Start
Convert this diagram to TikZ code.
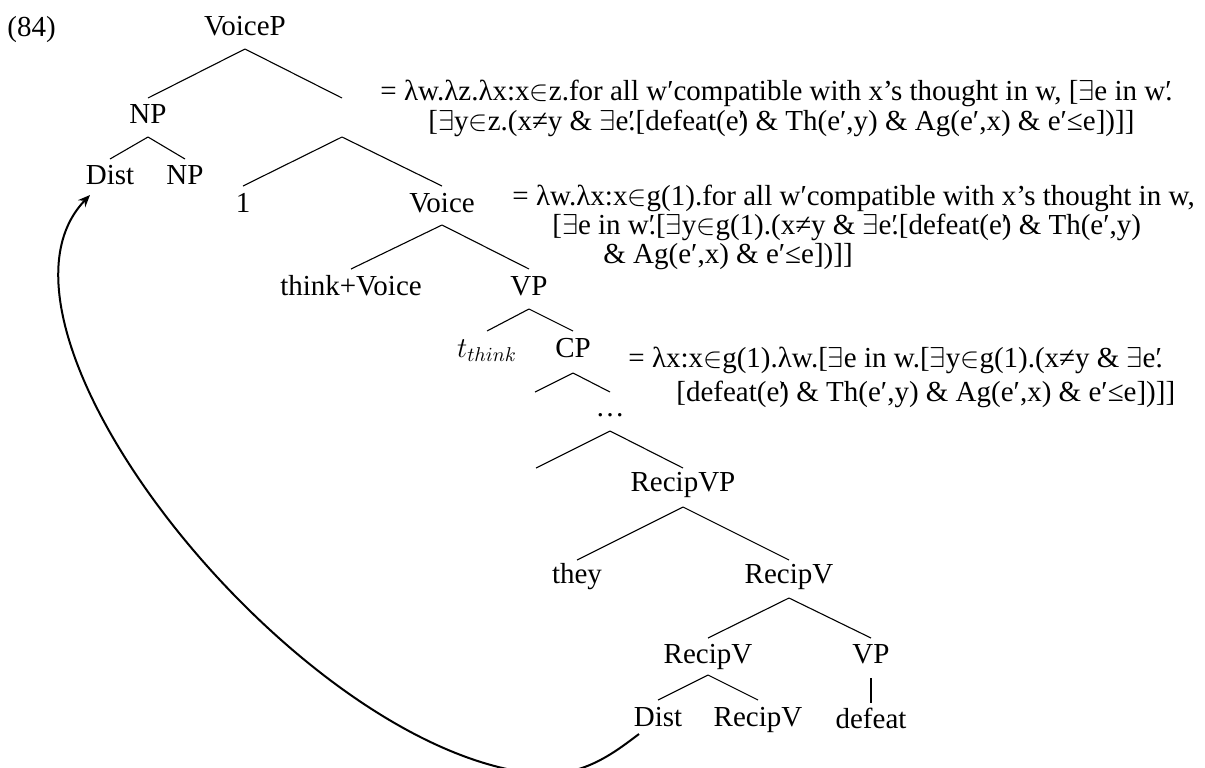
\documentclass[tikz,border=0pt]{standalone}
\usepackage{fontspec}
\setmainfont{Liberation Serif}
\usetikzlibrary{arrows.meta}
% primes: an ordinary one, and one set over the next character
\newcommand{\tprime}{′}
\newcommand{\oprime}{\rlap{′}}
\newcommand{\isin}{$\in$}
\newcommand{\exist}{$\exists$}
\begin{document}
\begin{tikzpicture}[x=0.5pt,y=-0.5pt,
  lbl/.style={anchor=base,inner sep=0pt,font=\fontsize{14.5}{17}\selectfont},
  formula/.style={anchor=base west,inner sep=0pt,font=\fontsize{14.5}{17}\selectfont},
  branch/.style={line width=0.55pt},
  unary/.style={line width=1pt},
  movearrow/.style={line width=1pt,-{Stealth[length=6pt,width=5pt,inset=2pt]}}]
\useasboundingbox (0,0) rectangle (1205,767);
\clip (0,0) rectangle (1205,767);

% example number
\node[formula] (ex) at (7,36) {(84)};

% tree labels (placed on their baselines)
\node[lbl] (voicep) at (245,35) {VoiceP};
\node[lbl] (np) at (148,123) {NP};
\coordinate (vbar) at (342,123);
\node[lbl] (dist) at (110,184) {Dist};
\node[lbl] (npb) at (185,184) {NP};
\node[lbl] (one) at (243,212) {1};
\node[lbl] (voice) at (442,212) {Voice};
\node[lbl] (thinkv) at (351,295) {think+Voice};
\node[lbl] (vp) at (529,295) {VP};
\node[lbl] (trace) at (487,357) {$t_{think}$};
\node[lbl] (cp) at (573,357) {CP};
\coordinate (cpl) at (535,417);
\node[lbl] (dots) at (610,416) {\ldots};
\coordinate (dotl) at (536,493);
\node[lbl] (recipvp) at (683,491) {RecipVP};
\node[lbl] (they) at (577,583) {they};
\node[lbl] (recipv) at (789,583) {RecipV};
\node[lbl] (recipvb) at (708,663) {RecipV};
\node[lbl] (vpb) at (871,663) {VP};
\node[lbl] (distb) at (658,726) {Dist};
\node[lbl] (recipvc) at (758,726) {RecipV};
\node[lbl] (defeat) at (871,728) {defeat};

% branches
\draw[branch] ([yshift=-7pt]voicep.base) -- ([yshift=12.5pt]np.base);
\draw[branch] ([yshift=-7pt]voicep.base) -- ([yshift=12.5pt]vbar);
\draw[branch] ([yshift=-7pt]np.base) -- ([yshift=12.5pt]dist.base);
\draw[branch] ([yshift=-7pt]np.base) -- ([yshift=12.5pt]npb.base);
\draw[branch] ([yshift=-7pt]vbar) -- ([yshift=13pt]one.base);
\draw[branch] ([yshift=-7pt]vbar) -- ([yshift=13pt]voice.base);
\draw[branch] ([yshift=-6.5pt]voice.base) -- ([yshift=13pt]thinkv.base);
\draw[branch] ([yshift=-6.5pt]voice.base) -- ([yshift=13pt]vp.base);
\draw[branch] ([yshift=-7pt]vp.base) -- ([yshift=13pt]trace.base);
\draw[branch] ([yshift=-7pt]vp.base) -- ([yshift=13pt]cp.base);
\draw[branch] ([yshift=-8pt]cp.base) -- ([yshift=12.5pt]cpl);
\draw[branch] ([yshift=-8pt]cp.base) -- ([yshift=12pt]dots.base);
\draw[branch] ([yshift=-7.5pt]dots.base) -- ([yshift=12.5pt]dotl);
\draw[branch] ([yshift=-7.5pt]dots.base) -- ([yshift=11.5pt]recipvp.base);
\draw[branch] ([yshift=-8pt]recipvp.base) -- ([yshift=11.5pt]they.base);
\draw[branch] ([yshift=-8pt]recipvp.base) -- ([yshift=11.5pt]recipv.base);
\draw[branch] ([yshift=-7.5pt]recipv.base) -- ([yshift=12.5pt]recipvb.base);
\draw[branch] ([yshift=-7.5pt]recipv.base) -- ([yshift=12.5pt]vpb.base);
\draw[branch] ([yshift=-6pt]recipvb.base) -- ([yshift=13pt]distb.base);
\draw[branch] ([yshift=-6pt]recipvb.base) -- ([yshift=13pt]recipvc.base);
\draw[unary] ([yshift=-7.5pt]vpb.base) -- ([yshift=12.5pt]defeat.base);

% denotations
\node[formula] (f1a) at (380,100) {= λw.λz.λx:x\isin z.for all w\tprime{}compatible with x’s thought in w, [\exist e in w\oprime.};
\node[formula] (f1b) at (428,130) {[\exist y\isin z.(x≠y \& \exist e\oprime.[defeat(e\oprime) \& Th(e\tprime,y) \& Ag(e\tprime,x) \& e\tprime≤e])]]};
\node[formula] (f2a) at (512,205) {= λw.λx:x\isin g(1).for all w\tprime{}compatible with x’s thought in w,};
\node[formula] (f2b) at (552,234) {[\exist e in w\oprime.[\exist y\isin g(1).(x≠y \& \exist e\oprime.[defeat(e\oprime) \& Th(e\tprime,y)};
\node[formula] (f2c) at (603,263) {\& Ag(e\tprime,x) \& e\tprime≤e])]]};
\node[formula] (f3a) at (628,367) {= λx:x\isin g(1).λw.[\exist e in w.[\exist y\isin g(1).(x≠y \& \exist e\oprime.};
\node[formula] (f3b) at (676,401) {[defeat(e\oprime) \& Th(e\tprime,y) \& Ag(e\tprime,x) \& e\tprime≤e])]]};

% movement arrow from the lower Dist up to the higher one
\draw[movearrow] ([xshift=-9.5pt,yshift=-4pt]distb.base)
  .. controls (615,752) and (585,776) .. (540,774)
  .. controls (300,755) and (-40,330) .. ([xshift=-10pt,yshift=-5.5pt]dist.base);
\end{tikzpicture}
\end{document}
End
Requirements:
Transcribe all of the material exactly, leaving out whatever pictures it contains.

Result for this task:
Convert this diagram to TikZ code.
\documentclass[tikz,border=0pt]{standalone}
\usepackage{fontspec}
\setmainfont{Liberation Serif}
\usetikzlibrary{arrows.meta}
% primes: an ordinary one, and one set over the next character
\newcommand{\tprime}{′}
\newcommand{\oprime}{\rlap{′}}
\newcommand{\isin}{$\in$}
\newcommand{\exist}{$\exists$}
\begin{document}
\begin{tikzpicture}[x=0.5pt,y=-0.5pt,
  lbl/.style={anchor=base,inner sep=0pt,font=\fontsize{14.5}{17}\selectfont},
  formula/.style={anchor=base west,inner sep=0pt,font=\fontsize{14.5}{17}\selectfont},
  branch/.style={line width=0.55pt},
  unary/.style={line width=1pt},
  movearrow/.style={line width=1pt,-{Stealth[length=6pt,width=5pt,inset=2pt]}}]
\useasboundingbox (0,0) rectangle (1205,767);
\clip (0,0) rectangle (1205,767);

% example number
\node[formula] (ex) at (7,36) {(84)};

% tree labels (placed on their baselines)
\node[lbl] (voicep) at (245,35) {VoiceP};
\node[lbl] (np) at (148,123) {NP};
\coordinate (vbar) at (342,123);
\node[lbl] (dist) at (110,184) {Dist};
\node[lbl] (npb) at (185,184) {NP};
\node[lbl] (one) at (243,212) {1};
\node[lbl] (voice) at (442,212) {Voice};
\node[lbl] (thinkv) at (351,295) {think+Voice};
\node[lbl] (vp) at (529,295) {VP};
\node[lbl] (trace) at (487,357) {$t_{think}$};
\node[lbl] (cp) at (573,357) {CP};
\coordinate (cpl) at (535,417);
\node[lbl] (dots) at (610,416) {\ldots};
\coordinate (dotl) at (536,493);
\node[lbl] (recipvp) at (683,491) {RecipVP};
\node[lbl] (they) at (577,583) {they};
\node[lbl] (recipv) at (789,583) {RecipV};
\node[lbl] (recipvb) at (708,663) {RecipV};
\node[lbl] (vpb) at (871,663) {VP};
\node[lbl] (distb) at (658,726) {Dist};
\node[lbl] (recipvc) at (758,726) {RecipV};
\node[lbl] (defeat) at (871,728) {defeat};

% branches
\draw[branch] ([yshift=-7pt]voicep.base) -- ([yshift=12.5pt]np.base);
\draw[branch] ([yshift=-7pt]voicep.base) -- ([yshift=12.5pt]vbar);
\draw[branch] ([yshift=-7pt]np.base) -- ([yshift=12.5pt]dist.base);
\draw[branch] ([yshift=-7pt]np.base) -- ([yshift=12.5pt]npb.base);
\draw[branch] ([yshift=-7pt]vbar) -- ([yshift=13pt]one.base);
\draw[branch] ([yshift=-7pt]vbar) -- ([yshift=13pt]voice.base);
\draw[branch] ([yshift=-6.5pt]voice.base) -- ([yshift=13pt]thinkv.base);
\draw[branch] ([yshift=-6.5pt]voice.base) -- ([yshift=13pt]vp.base);
\draw[branch] ([yshift=-7pt]vp.base) -- ([yshift=13pt]trace.base);
\draw[branch] ([yshift=-7pt]vp.base) -- ([yshift=13pt]cp.base);
\draw[branch] ([yshift=-8pt]cp.base) -- ([yshift=12.5pt]cpl);
\draw[branch] ([yshift=-8pt]cp.base) -- ([yshift=12pt]dots.base);
\draw[branch] ([yshift=-7.5pt]dots.base) -- ([yshift=12.5pt]dotl);
\draw[branch] ([yshift=-7.5pt]dots.base) -- ([yshift=11.5pt]recipvp.base);
\draw[branch] ([yshift=-8pt]recipvp.base) -- ([yshift=11.5pt]they.base);
\draw[branch] ([yshift=-8pt]recipvp.base) -- ([yshift=11.5pt]recipv.base);
\draw[branch] ([yshift=-7.5pt]recipv.base) -- ([yshift=12.5pt]recipvb.base);
\draw[branch] ([yshift=-7.5pt]recipv.base) -- ([yshift=12.5pt]vpb.base);
\draw[branch] ([yshift=-6pt]recipvb.base) -- ([yshift=13pt]distb.base);
\draw[branch] ([yshift=-6pt]recipvb.base) -- ([yshift=13pt]recipvc.base);
\draw[unary] ([yshift=-7.5pt]vpb.base) -- ([yshift=12.5pt]defeat.base);

% denotations
\node[formula] (f1a) at (380,100) {= λw.λz.λx:x\isin z.for all w\tprime{}compatible with x’s thought in w, [\exist e in w\oprime.};
\node[formula] (f1b) at (428,130) {[\exist y\isin z.(x≠y \& \exist e\oprime.[defeat(e\oprime) \& Th(e\tprime,y) \& Ag(e\tprime,x) \& e\tprime≤e])]]};
\node[formula] (f2a) at (512,205) {= λw.λx:x\isin g(1).for all w\tprime{}compatible with x’s thought in w,};
\node[formula] (f2b) at (552,234) {[\exist e in w\oprime.[\exist y\isin g(1).(x≠y \& \exist e\oprime.[defeat(e\oprime) \& Th(e\tprime,y)};
\node[formula] (f2c) at (603,263) {\& Ag(e\tprime,x) \& e\tprime≤e])]]};
\node[formula] (f3a) at (628,367) {= λx:x\isin g(1).λw.[\exist e in w.[\exist y\isin g(1).(x≠y \& \exist e\oprime.};
\node[formula] (f3b) at (676,401) {[defeat(e\oprime) \& Th(e\tprime,y) \& Ag(e\tprime,x) \& e\tprime≤e])]]};

% movement arrow from the lower Dist up to the higher one
\draw[movearrow] ([xshift=-9.5pt,yshift=-4pt]distb.base)
  .. controls (615,752) and (585,776) .. (540,774)
  .. controls (300,755) and (-40,330) .. ([xshift=-10pt,yshift=-5.5pt]dist.base);
\end{tikzpicture}
\end{document}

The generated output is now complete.